La communauté de lieux est facile à percevoir car elle contient des repères géographiques. On pense spontanément aux associations de quartier, telle que Nextdoor, ou de commerçants locaux. Bien que ces communautés aient souvent des dirigeants locaux, elles bénéficient également d’un soutien de ses membres et ne manquent pas d’interaction. Le site List Minut’ est également cohérent par son offre de services de proximité par la collectivité.

La communauté de lieux se concentre sur l’organisation d’événements, d’activités locales ou de services. L’entraide de proximité est très ancrée dans les pratiques.

 

Les communautés de circonstances

La communauté de circonstances, quant à elle, est constituée de membres qui sont souvent à la recherche d’informations. Les membres sont liés par des circonstances de vie indépendantes de leur volonté. On pense à la communauté de patients Patient like me où les patients cherchent à prendre connaissance d’expériences similaires à celles qu’ils vivent. On parle ici plus d’expériences de vie communes plutôt que d’intérêts communs. Des communautés sur la maternité où les mères partagent leur quotidien, leurs doutes, leur succès, leurs interrogations,… sont aussi reprises dans cette classification. Stent.Care (en savoir plus dans l’interview de Lucio Scanu et Frédéric Koralewski) quant à lui est un facilitateur de communication entre les communautés constituées ou proches des patients, aidants, professionnels de la santé et associations.

 

Y a-t-il des clés de réussite d’une communauté ?

Créer une communauté, ce n’est pas tout, faut-il encore la faire vivre. Et ça ne va pas se faire tout seul !  Tout comme il n’y a pas de définition claire sur ce qu’est une communauté, il n’y a pas non plus de clés universelles de réussite. Ces clés dépendent notamment du type de communauté mise en place.

Certains facteurs communs sont nécessaires la création et la pérennisation des différentes communautés :

  • Les membres partagent un sentiment d’appartenance favorisé par la définition de règles de vie communes ;
  • Une fois que les membres se reconnaissent dans les valeurs et les objectifs d’une communauté, il est nécessaire de connecter toutes ces énergies ensemble ;
  • Les membres font et apprennent des choses ensemble, c’est uniquement à partir de cette étape que l’on crée véritablement une communauté, et non un réseau.
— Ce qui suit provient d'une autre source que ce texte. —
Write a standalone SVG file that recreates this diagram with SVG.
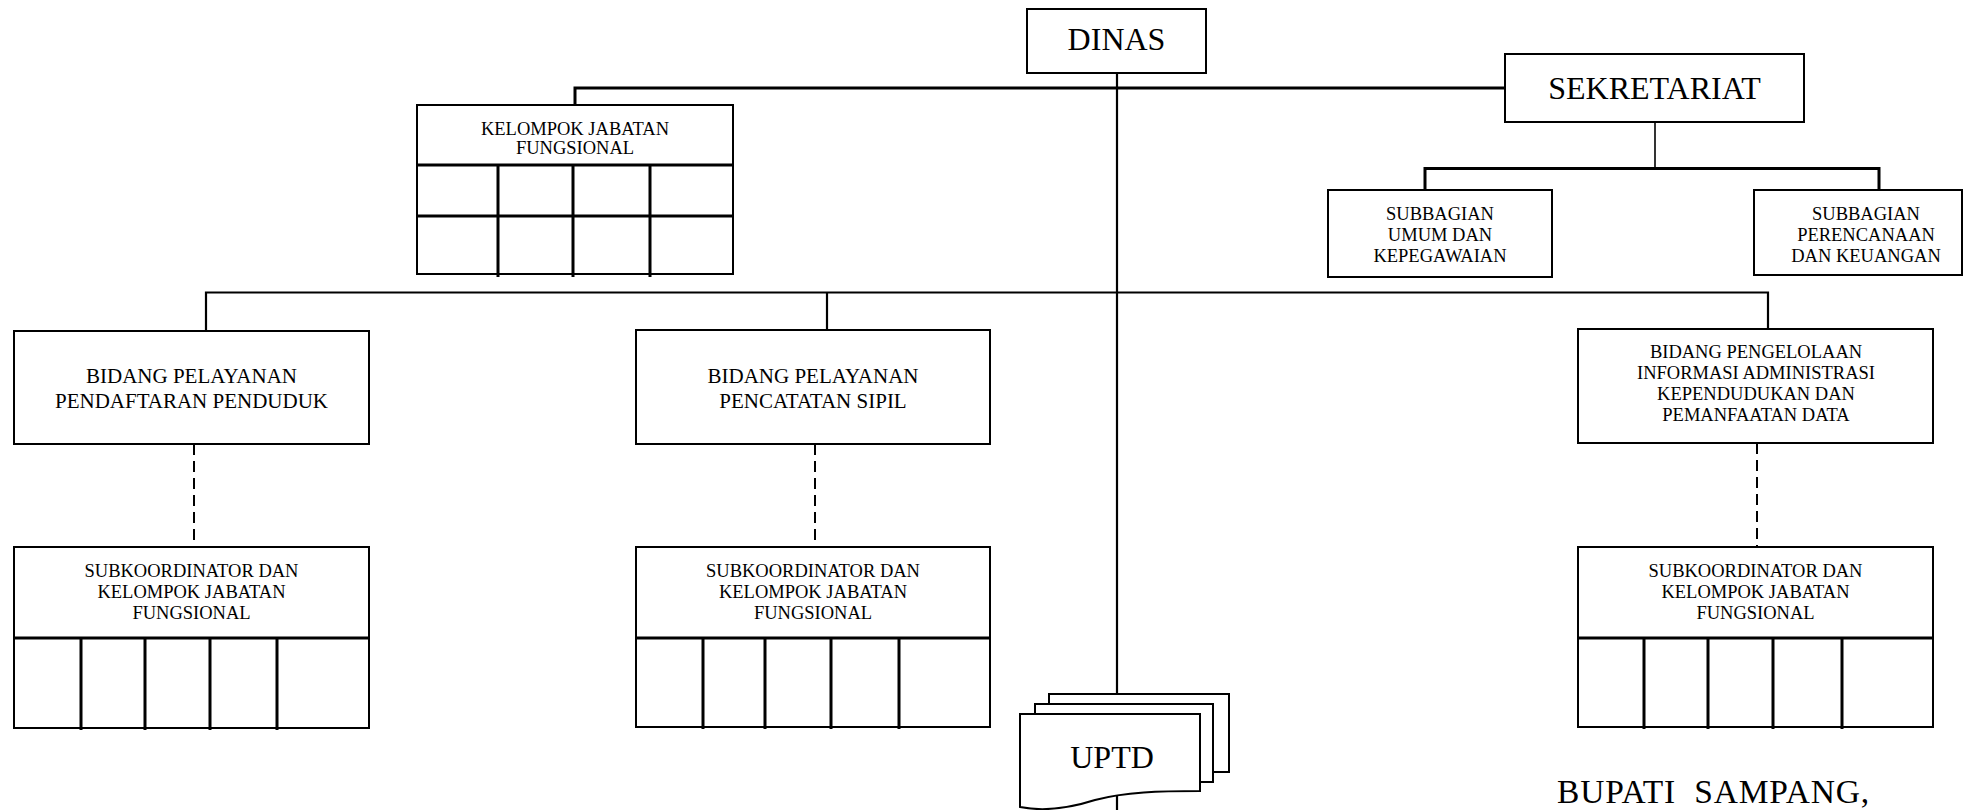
<svg xmlns="http://www.w3.org/2000/svg" width="1964" height="810" viewBox="0 0 1964 810">
<style>
.bg{fill:#fff}
.box{fill:#fff;stroke:#000;stroke-width:2}
.div{stroke:#000;stroke-width:3;fill:none}
.ln{stroke:#000;fill:none}
.thick{stroke-width:3}
.mid{stroke-width:2.2}
.thin{stroke-width:1.6}
.dash{stroke-width:2;stroke-dasharray:11 6}
.t{font-family:"Liberation Serif","Times New Roman",serif;fill:#000;text-anchor:middle}
.big{font-size:32px}
.md{font-size:21px}
.sm{font-size:18.5px}
</style>
<rect class="bg" x="0" y="0" width="1964" height="810"/>
<g id="connectors">
  <path class="ln thick" d="M575,105 V88 H1505"/>
  <path class="ln mid" d="M1117,73 V810"/>
  <path class="ln thin" d="M1655,122 V168.5"/>
  <path class="ln thick" d="M1425,190 V168.5 H1879 V190"/>
  <path class="ln mid" d="M206,331 V292.5 H1768 V329"/>
  <path class="ln mid" d="M827,292.5 V330"/>
  <path class="ln dash" d="M194,444 V547"/>
  <path class="ln dash" d="M815,444 V547"/>
  <path class="ln dash" d="M1757,443 V547"/>
</g>
<g id="dinas">
  <rect class="box" x="1027" y="9" width="179" height="64"/>
  <text class="t big" x="1116.5" y="50">DINAS</text>
</g>
<g id="sekretariat">
  <rect class="box" x="1505" y="54" width="299" height="68"/>
  <text class="t big" x="1654.5" y="99">SEKRETARIAT</text>
</g>
<g id="kelompok-jabatan-fungsional">
  <rect class="box" x="417" y="105" width="316" height="169"/>
  <path class="div" d="M417,165 H733 M417,216 H733 M498,165 V277 M573,165 V277 M650,165 V277"/>
  <text class="t sm" x="575" y="135">KELOMPOK JABATAN</text>
  <text class="t sm" x="575" y="154">FUNGSIONAL</text>
</g>
<g id="subbagian-umum">
  <rect class="box" x="1328" y="190" width="224" height="87"/>
  <text class="t sm" x="1440" y="220">SUBBAGIAN</text>
  <text class="t sm" x="1440" y="241">UMUM DAN</text>
  <text class="t sm" x="1440" y="262">KEPEGAWAIAN</text>
</g>
<g id="subbagian-perencanaan">
  <rect class="box" x="1754" y="190" width="208" height="85"/>
  <text class="t sm" x="1866" y="220">SUBBAGIAN</text>
  <text class="t sm" x="1866" y="241">PERENCANAAN</text>
  <text class="t sm" x="1866" y="262">DAN KEUANGAN</text>
</g>
<g id="bidang-pendaftaran">
  <rect class="box" x="14" y="331" width="355" height="113"/>
  <text class="t md" x="191.5" y="383">BIDANG PELAYANAN</text>
  <text class="t md" x="191.5" y="408">PENDAFTARAN PENDUDUK</text>
</g>
<g id="bidang-pencatatan">
  <rect class="box" x="636" y="330" width="354" height="114"/>
  <text class="t md" x="813" y="383">BIDANG PELAYANAN</text>
  <text class="t md" x="813" y="408">PENCATATAN SIPIL</text>
</g>
<g id="bidang-pengelolaan">
  <rect class="box" x="1578" y="329" width="355" height="114"/>
  <text class="t sm" x="1756" y="358">BIDANG PENGELOLAAN</text>
  <text class="t sm" x="1756" y="379">INFORMASI ADMINISTRASI</text>
  <text class="t sm" x="1756" y="400">KEPENDUDUKAN DAN</text>
  <text class="t sm" x="1756" y="421">PEMANFAATAN DATA</text>
</g>
<g id="subkoordinator-1">
  <rect class="box" x="14" y="547" width="355" height="181"/>
  <path class="div" d="M14,638 H369 M81,638 V730 M145,638 V730 M210,638 V730 M277,638 V730"/>
  <text class="t sm" x="191.5" y="577">SUBKOORDINATOR DAN</text>
  <text class="t sm" x="191.5" y="598">KELOMPOK JABATAN</text>
  <text class="t sm" x="191.5" y="619">FUNGSIONAL</text>
</g>
<g id="subkoordinator-2">
  <rect class="box" x="636" y="547" width="354" height="180"/>
  <path class="div" d="M636,638 H990 M703,638 V729 M765,638 V729 M831,638 V729 M899,638 V729"/>
  <text class="t sm" x="813" y="577">SUBKOORDINATOR DAN</text>
  <text class="t sm" x="813" y="598">KELOMPOK JABATAN</text>
  <text class="t sm" x="813" y="619">FUNGSIONAL</text>
</g>
<g id="subkoordinator-3">
  <rect class="box" x="1578" y="547" width="355" height="180"/>
  <path class="div" d="M1578,638 H1933 M1644,638 V729 M1708,638 V729 M1773,638 V729 M1842,638 V729"/>
  <text class="t sm" x="1755.5" y="577">SUBKOORDINATOR DAN</text>
  <text class="t sm" x="1755.5" y="598">KELOMPOK JABATAN</text>
  <text class="t sm" x="1755.5" y="619">FUNGSIONAL</text>
</g>
<g id="uptd">
  <rect class="box" x="1049" y="694" width="180" height="78"/>
  <rect class="box" x="1035" y="704" width="178" height="78"/>
  <path class="box" d="M1020,714 H1200 V791 C1160,791 1125,792 1095,800 C1070,808 1045,812 1020,807 Z"/>
  <text class="t big" x="1112" y="768">UPTD</text>
</g>
<g id="bupati">
  <text class="t" x="1557" y="803" style="text-anchor:start;font-size:33.5px;white-space:pre" textLength="312" lengthAdjust="spacing">BUPATI  SAMPANG,</text>
</g>
</svg>
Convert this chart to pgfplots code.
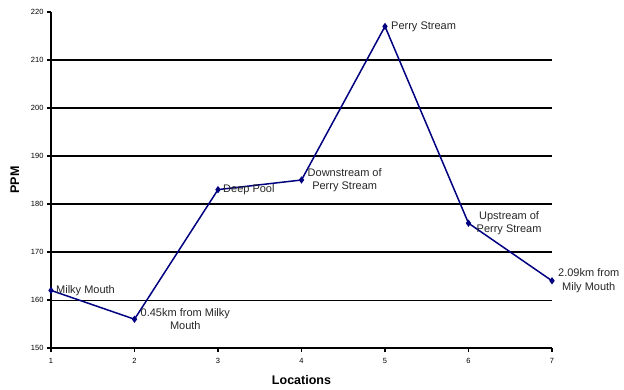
\documentclass[border=0pt]{standalone}
\usepackage{pgfplots}
\pgfplotsset{compat=1.18}
\usepackage{fontspec}
\setmainfont{Liberation Sans}
\definecolor{navyline}{RGB}{0,0,128}
\begin{document}
\begin{tikzpicture}
\useasboundingbox (0,0) rectangle (624pt,389pt);
\begin{axis}[
  at={(51pt,41pt)}, anchor=south west,
  scale only axis, width=501pt, height=336pt,
  xmin=1, xmax=7, ymin=150, ymax=220,
  axis x line*=bottom, axis y line*=left,
  axis line style={black, line width=1.6pt},
  tick align=outside, major tick length=4pt,
  tick style={black, line width=1.2pt},
  xtick={1,...,7},
  ytick={170,180,...,210},
  extra y ticks={150,160,220},
  extra y tick style={grid=none},
  ymajorgrids,
  major grid style={black, line width=1.6pt},
  /pgf/number format/assume math mode=true,
  tick label style={font=\fontsize{7.5}{9}\selectfont},
  xticklabel style={yshift=-3pt},
  xlabel={Locations}, ylabel={PPM},
  label style={font=\fontsize{12.5}{14}\selectfont\bfseries},
  xlabel style={at={(axis description cs:0.5,-0.095)}, anchor=center},
  ylabel style={at={(axis description cs:-0.072,0.5)}, anchor=center},
  clip=false,
]
\draw[black, line width=0.8pt] (axis cs:1,160) -- (axis cs:7,160);
\addplot[navyline, line width=1.5pt, mark=diamond*, mark size=2.4pt] coordinates {
  (1,162) (2,156) (3,183) (4,185) (5,217) (6,176) (7,164)
};
\begin{scope}[every node/.style={font=\fontsize{11}{13.5}\selectfont, text=black!85, align=center, inner sep=0pt}]
\node[anchor=west] at ([xshift=5pt]axis cs:1,162) {Milky Mouth};
\node[anchor=west] at ([xshift=6pt]axis cs:2,156) {0.45km from Milky\\Mouth};
\node[anchor=west] at ([xshift=5pt]axis cs:3,183) {Deep Pool};
\node[anchor=west] at ([xshift=6pt]axis cs:4,185) {Downstream of\\Perry Stream};
\node[anchor=west] at ([xshift=6pt]axis cs:5,217) {Perry Stream};
\node[anchor=west] at ([xshift=8pt]axis cs:6,176) {Upstream of\\Perry Stream};
\node[anchor=west] at ([xshift=6pt]axis cs:7,164) {2.09km from\\Mily Mouth};
\end{scope}
\end{axis}
\end{tikzpicture}
\end{document}
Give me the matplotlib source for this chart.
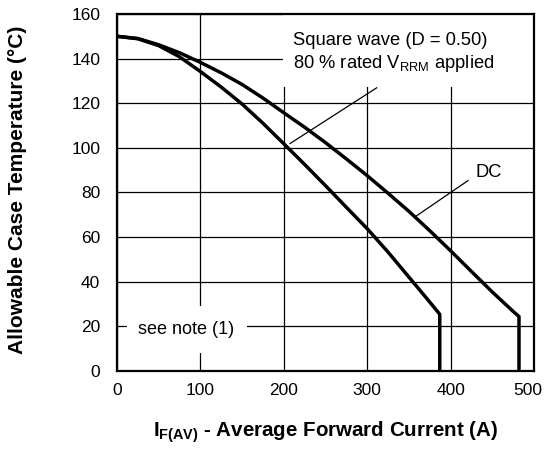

D’autres facteurs seront plus spécifiques aux types de communautés. Dans le cas des communautés de pratique, qui nous intéressent plus particulièrement, on trouve [5] :

  • Le degré de formalisme institutionnel de la communauté de pratique qui peut aider à justifier le temps que les professionnels consacrent à la communauté.
  • L’allocation de temps pour soutenir une animation de qualité pour permettre de développer le sentiment d’appartenance, le réflexe de suivre les activités de la communauté de pratique et maintenir l’intérêt des membres.
  • L’allocation de temps reconnu dans la tâche des membres pour leur participation à la communauté de pratique afin qu’ils puissent réaliser des apprentissages significatifs.
  • Un leadership collaboratif affirmé et des communications harmonisées auprès de chaque organisation et devraient pour faire ressortir les performances des communautés
  • Une reconnaissance de la participation par les organisations pour inciter leurs professionnels à participer en réduisant les barrières et en valorisant les apprentissages réalisés.
  • Le soutien à la formation des animateurs et membres pour fonctionner en communauté de pratique.
  • La possibilité à la communauté de s’auto-organiser.
  • Une valeur ajoutée directement perçue par les membres de partager leurs expériences, idées, connaissances.

 

Pour en savoir plus

[1] Hillery G., Definitions of Community: areas of agreement, Rural Sociology, 20, 111-123, 1955

[2] Hagenmüller, B., Organiser une communauté d’action, conférence-article pour le CNAM, 2013

[3] Wenger E., Communities of practice : Learning, meaning, and identity. Cambridge university press, 1998

[4]  Davel E. et Tremblay D.-G., Formation et apprentissage organisationnel : La vitalité de la pratique, chapitre 4, Presses de l’Université du Québec, 2011

[5] La communauté de pratique un outil pertinent : résumé des connaissances adaptées au contexte de la santé publique, Institut National de Santé Publique du Québec, 2018.